Have you got a plan for ministry with kids in this season of lockdown? Here’s 3 things you and your team could give energy to:

1. Encourage family faith – Share an idea on your social media platforms each week with families that they could do together. Check out the below examples from Narwee Baptist…
2. Connect generations – Get alongside the Sunday service planning team and support the inclusion of kids. Ask a child to do the bible reading (pre-recorded or live), organise a family to lead communion from their home, consider what ways the message could directly speak to kids (and how they can interact with it), and/or try the following…
3. Create community – Host a short Zoom sesesion with a couple of other leaders for kids once a week, on a weekday afternoon or on Sunday. It’s not about content. It’s about saying hi, having some fun and praying together. Create connection and form faith-building memories with the children and teens in your community. Check out some game ideas below…Could you use a theme from a Bible story?
For more tips, follow the Children & Families Facebook page

Church Highlight: Narwee Baptist

Robyn Garlick is the Children’s Pastor at Narwee Baptist. She says:

“In lockdown, we are doing a kids spot in our livestream services. It goes for about 10 mins and focuses on kids, but our feedback is that the whole church really enjoys this time! It is light-hearted but has a main lesson from the Bible. Last lockdown I did the talks that went with the sermon series. This time I’m going through the Psalms. I make up an activity sheet to go with the talk for the kids and a colouring sheet with the key verse on it.

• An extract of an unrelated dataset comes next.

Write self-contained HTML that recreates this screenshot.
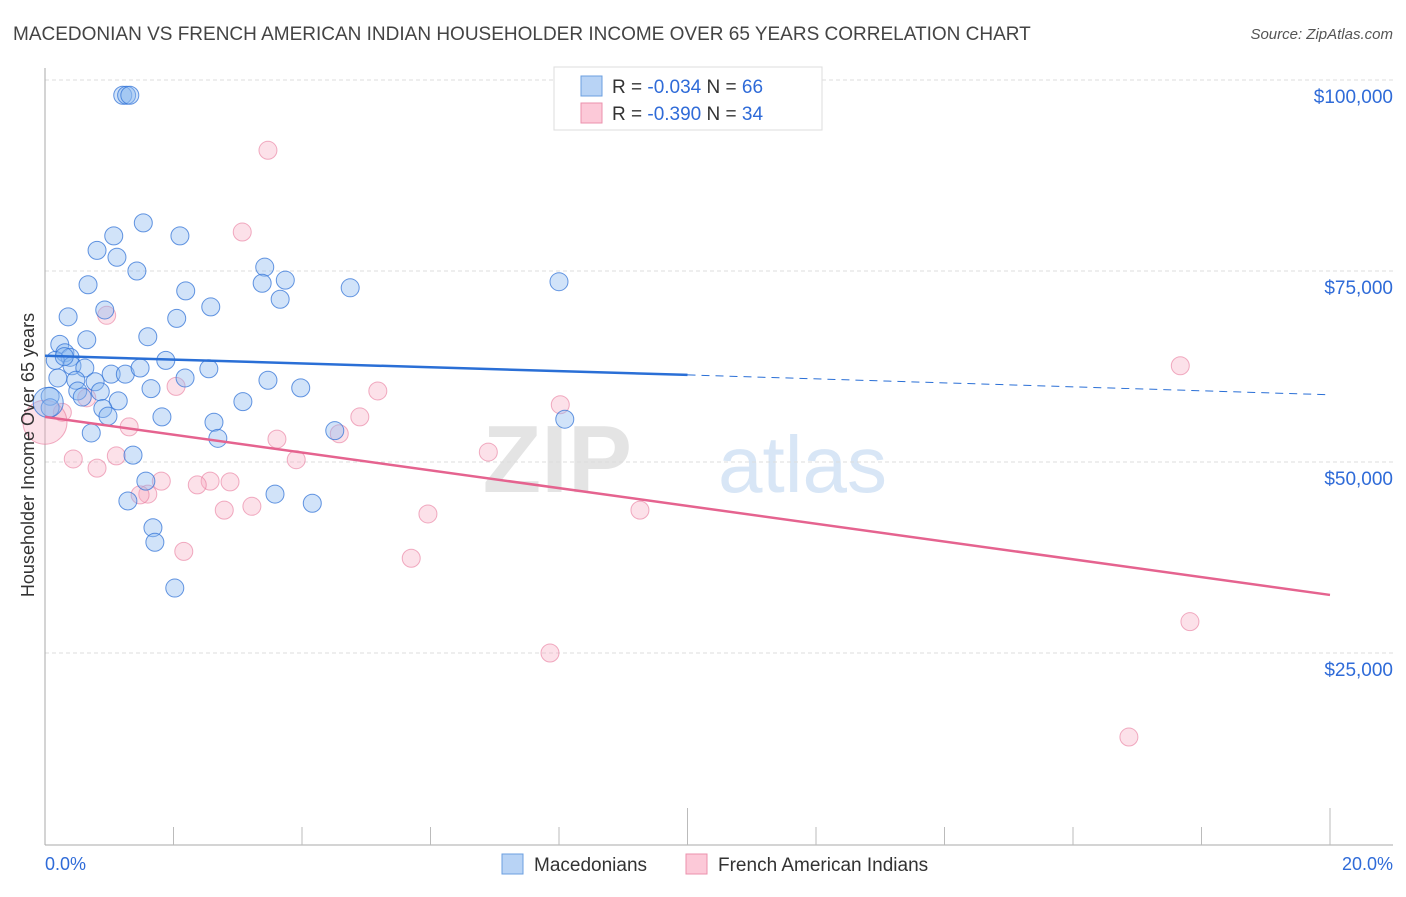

Last year I put together 15 min videos of a Bible lesson, fun quiz time and prayer ideas. It was uploaded every Friday afternoon at 4pm on our YouTube channel which is the usual time for our Kidz Club. I heard that parents got their children to watch this during church. This time I am doing a Zoom meeting with the kids during church, but after the kids spot. We read the Bible passage, work through the sheets with the kids and pray together. Some other leaders attend too, we have two break out rooms and we go through the activity sheets with the kids, sing a song, do a quiz using Kahoot and pray together.

I email the parents each week and attach a PDF of the activity sheets and provide the link and password for the Zoom meeting. In my email to the parents, I also try to encourage them in their discipleship role as a parent. I share different Bible reading ideas and prayer ideas. I also encourage them about what I am learning from my own devotional times. I’m just trying to help them see the big picture of God’s plan for the world and how to persevere in the broken world we live in – with a hope that is sure through Jesus.

We have had new families join us for online services and message us to receive the activity sheets and info for the kids. We pray that God will continue to work in families that we haven’t even met physically yet. Every week I receive emails, text messages, whatever other forums saying thank you for what we are doing. I find they don’t want too much because that is overwhelming, so we try to keep the focus on prayer and the word.”